Mohamed Djemâa (MSP)
“Les évènements d’Octobre constituent une rupture radicale avec le système de l’époque, abstraction faite de savoir s’ils ont été manipulés ou non. Ils ont surpris même ceux qui les ont faits. Il ne faut pas négliger le militantisme de pans entiers de la société civile dans la clandestinité. Comme conséquence, il y a eu la Constitution de 89 que nous avons soutenue.
Ensuite, la démocratie naissante a été travestie par une frange du système, ce qui a conduit aux évènements tragiques que nous avons connus. Pour être honnête, ce qui reste aujourd’hui d’Octobre, c’est que la démocratie ne répond pas à toutes les attentes de la population, mais nous sommes contre le dénigrement.
Cela dit, il y a des acquis comme la presse, le pluralisme syndical malgré la contrainte, il y a aussi des partis qui se font entendre malgré eux aussi les conditions dans lesquelles ils évoluent.
Incontestablement de ce point de vue, il y a une avancée. Le plus important pour nous, aujourd’hui, est que la démocratie soit irréversible, même le système a tiré les leçons. Certes, les islamistes ont fait des erreurs et les laïcs ont été piégés. Mais, la décennie nous a appris que chacun doit accepter l’autre.”
Kassa Aïssi (FLN)
“Jusqu’à présent, il n’y a pas unanimité sur le déroulement de ces évènements, de ses auteurs. Y a beaucoup de zones d’ombre. Nous devons définir d’abord les évènements d’Octobre. Ils sont tragiques, c’est vrai.
C’est clair qu’on est passé d’un système de parti unique au pluralisme, cela a permis aussi l’émergence de la presse privée, des syndicats, du mouvement associatif. Mais est ce qu’il y a une organisation, un mouvement, une plate-forme de ces évènements ? Qui en assume la paternité ? Est-ce qu’il y a des objectifs ? Comment les qualifier ? Actuellement, lors des opérations de dégourbisation, y a des émeutes !! Est-ce qu’on peut dire pour autant que c’est Octobre en miniature ? J’ai l’impression qu’il y a eu un psychodrame, malheureusement y avait un drame, mais pas assez de psychologie.
Comme les laboratoires qui ont fait ça ne connaissent pas notre peuple, il y a eu malheureusement des jeunes qui sont morts. Notre armée était obligée d’intervenir pour rétablir l’ordre menacé. C’est le moment de faire une étude approfondie et d’en tirer toutes les leçons pour que plus jamais y aura ça.

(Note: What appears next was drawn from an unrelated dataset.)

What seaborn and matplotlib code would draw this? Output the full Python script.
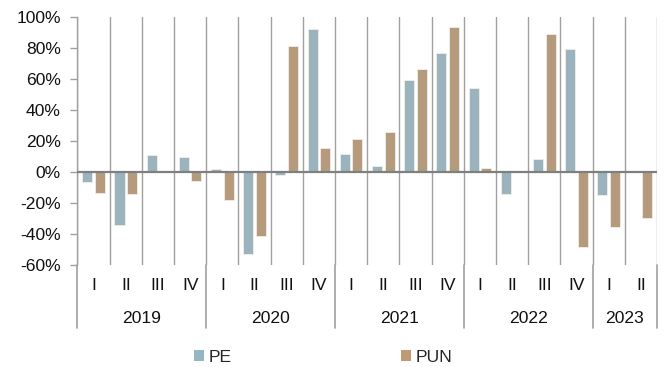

Il ne faut pas que les victimes partent comme ça…”
Karim Tabbou (FFS)
“C’est un véritable repli. C’est un système qui se referme. Toutes les ouvertures d’Octobre se referment. En 2010, le pouvoir interdit aux universitaires de participer à des rencontres scientifiques à l’étranger, il interdit aux mairies de faire des jumelages, il y a une razzia sur le mouvement associatif et une violence contre les associations de la société civile.
On a abouti à des situations où le Snapap a été divisé en trois, le Satef en deux, la Ligue des droits de l’Homme en deux structures… L’infiltration, le chantage financier et les coups de force de l’intérieur, voilà les méthodes utilisées par le régime pour diviser toutes les organisations autonomes. La Constitution de 1989 a été finalement rattrapée par la Constitution de Bouteflika.

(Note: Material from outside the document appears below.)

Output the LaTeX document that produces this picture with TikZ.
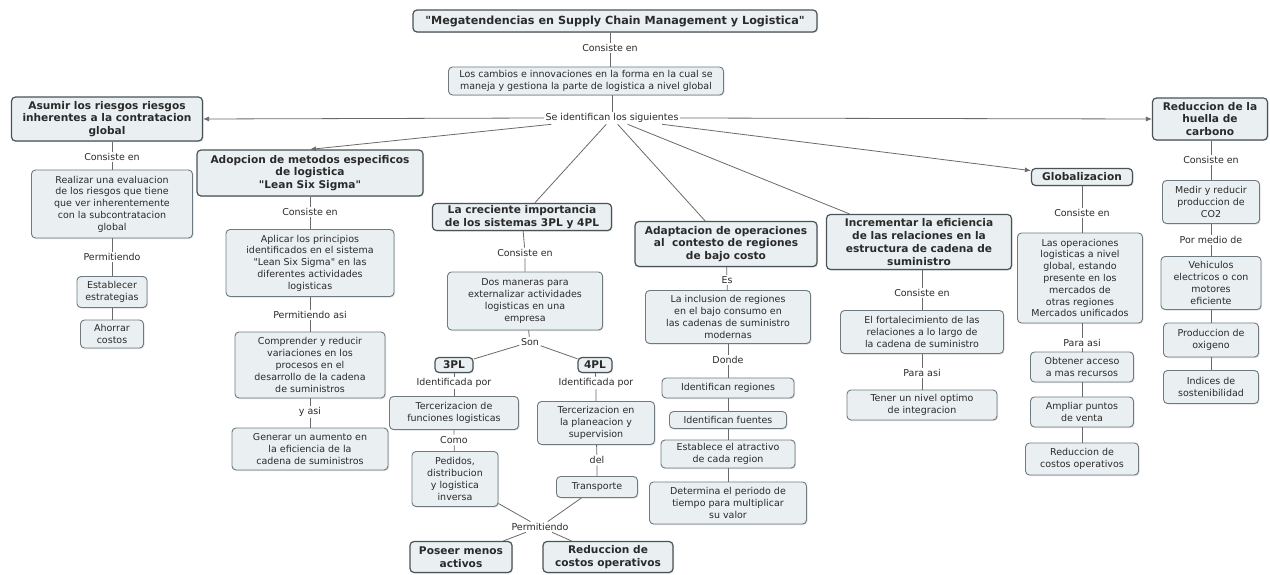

On a repris le chemin du parti unique. Les évènements de 88 sont finalement un fleuve détourné. Les Algériens ont été punis durant les dernières années pour avoir demandé la liberté. En 88, les jeunes avaient les moyens de sortir dans la rue, aujourd’hui, ils sont devenus harragas.

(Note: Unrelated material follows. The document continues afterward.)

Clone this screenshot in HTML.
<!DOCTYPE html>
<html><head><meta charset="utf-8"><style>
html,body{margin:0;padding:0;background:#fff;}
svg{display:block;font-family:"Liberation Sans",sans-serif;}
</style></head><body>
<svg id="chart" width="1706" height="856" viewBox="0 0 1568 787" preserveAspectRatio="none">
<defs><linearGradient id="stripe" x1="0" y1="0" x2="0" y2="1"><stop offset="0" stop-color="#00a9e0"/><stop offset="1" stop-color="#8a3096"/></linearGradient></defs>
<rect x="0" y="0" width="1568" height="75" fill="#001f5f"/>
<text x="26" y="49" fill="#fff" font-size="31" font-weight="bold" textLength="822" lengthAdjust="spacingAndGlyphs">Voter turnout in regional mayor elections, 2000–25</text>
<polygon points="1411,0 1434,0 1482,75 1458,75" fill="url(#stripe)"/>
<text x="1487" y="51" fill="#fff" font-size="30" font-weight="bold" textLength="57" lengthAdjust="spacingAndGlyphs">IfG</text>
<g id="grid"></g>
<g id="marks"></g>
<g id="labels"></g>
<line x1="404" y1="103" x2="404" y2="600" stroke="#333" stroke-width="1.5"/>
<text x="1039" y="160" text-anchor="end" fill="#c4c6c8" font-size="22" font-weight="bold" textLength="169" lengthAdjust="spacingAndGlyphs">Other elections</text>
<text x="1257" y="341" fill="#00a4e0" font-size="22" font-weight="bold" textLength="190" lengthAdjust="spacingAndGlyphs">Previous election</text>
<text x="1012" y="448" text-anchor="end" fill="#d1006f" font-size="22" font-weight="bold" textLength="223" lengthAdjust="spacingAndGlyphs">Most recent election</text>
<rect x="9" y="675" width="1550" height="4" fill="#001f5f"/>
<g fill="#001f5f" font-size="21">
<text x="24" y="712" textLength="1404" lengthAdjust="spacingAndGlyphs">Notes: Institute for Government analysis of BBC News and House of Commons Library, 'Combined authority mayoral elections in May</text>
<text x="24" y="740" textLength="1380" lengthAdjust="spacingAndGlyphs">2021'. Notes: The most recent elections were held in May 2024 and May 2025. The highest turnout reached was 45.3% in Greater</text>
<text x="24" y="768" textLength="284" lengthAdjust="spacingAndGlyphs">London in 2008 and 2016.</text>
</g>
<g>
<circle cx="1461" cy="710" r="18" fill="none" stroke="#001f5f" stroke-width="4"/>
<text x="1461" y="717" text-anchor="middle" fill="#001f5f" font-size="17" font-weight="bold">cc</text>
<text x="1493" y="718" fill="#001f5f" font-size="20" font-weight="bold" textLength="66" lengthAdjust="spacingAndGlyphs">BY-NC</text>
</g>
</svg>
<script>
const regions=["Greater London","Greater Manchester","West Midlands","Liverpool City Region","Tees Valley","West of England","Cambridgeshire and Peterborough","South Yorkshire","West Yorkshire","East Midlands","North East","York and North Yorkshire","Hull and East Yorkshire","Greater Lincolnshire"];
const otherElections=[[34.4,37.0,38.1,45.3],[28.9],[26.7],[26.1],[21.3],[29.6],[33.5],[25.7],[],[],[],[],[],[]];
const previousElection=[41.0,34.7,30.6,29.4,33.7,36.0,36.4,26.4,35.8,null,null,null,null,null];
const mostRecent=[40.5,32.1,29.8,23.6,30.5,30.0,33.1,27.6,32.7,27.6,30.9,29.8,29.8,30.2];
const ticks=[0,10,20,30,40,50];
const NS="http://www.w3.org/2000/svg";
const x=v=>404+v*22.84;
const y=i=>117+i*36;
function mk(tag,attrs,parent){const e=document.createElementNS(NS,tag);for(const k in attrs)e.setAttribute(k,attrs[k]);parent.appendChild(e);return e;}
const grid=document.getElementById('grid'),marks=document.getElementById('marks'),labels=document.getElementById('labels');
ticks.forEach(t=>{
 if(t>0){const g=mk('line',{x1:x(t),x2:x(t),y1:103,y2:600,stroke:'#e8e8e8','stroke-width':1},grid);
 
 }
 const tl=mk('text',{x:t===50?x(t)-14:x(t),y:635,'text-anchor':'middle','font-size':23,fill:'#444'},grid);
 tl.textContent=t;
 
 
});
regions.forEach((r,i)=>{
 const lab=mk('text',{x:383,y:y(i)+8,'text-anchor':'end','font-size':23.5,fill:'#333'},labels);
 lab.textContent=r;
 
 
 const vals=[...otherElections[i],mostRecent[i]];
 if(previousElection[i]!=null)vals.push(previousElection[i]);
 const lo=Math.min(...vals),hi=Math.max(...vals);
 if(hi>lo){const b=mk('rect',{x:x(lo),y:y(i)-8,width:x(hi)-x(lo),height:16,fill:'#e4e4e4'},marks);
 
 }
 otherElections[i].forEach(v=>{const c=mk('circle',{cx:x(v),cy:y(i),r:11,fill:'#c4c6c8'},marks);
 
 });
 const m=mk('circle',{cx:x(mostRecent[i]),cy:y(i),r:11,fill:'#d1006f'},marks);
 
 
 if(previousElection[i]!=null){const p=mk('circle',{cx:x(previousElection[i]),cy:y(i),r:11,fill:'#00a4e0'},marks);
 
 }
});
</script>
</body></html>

Sur le plan politique, on s’est retrouvé dans un pays unique avec plusieurs partis uniques. Sur le plan économique, l’approche sérieuse de la Constitution de 89 qui préconisait l’ouverture avec une dimension sociale, a été remise en cause. Le pouvoir est revenu sur tous ce qu’a fait Hamrouche. Aujourd’hui, le pays est hors normes, il est rangé par la corruption.”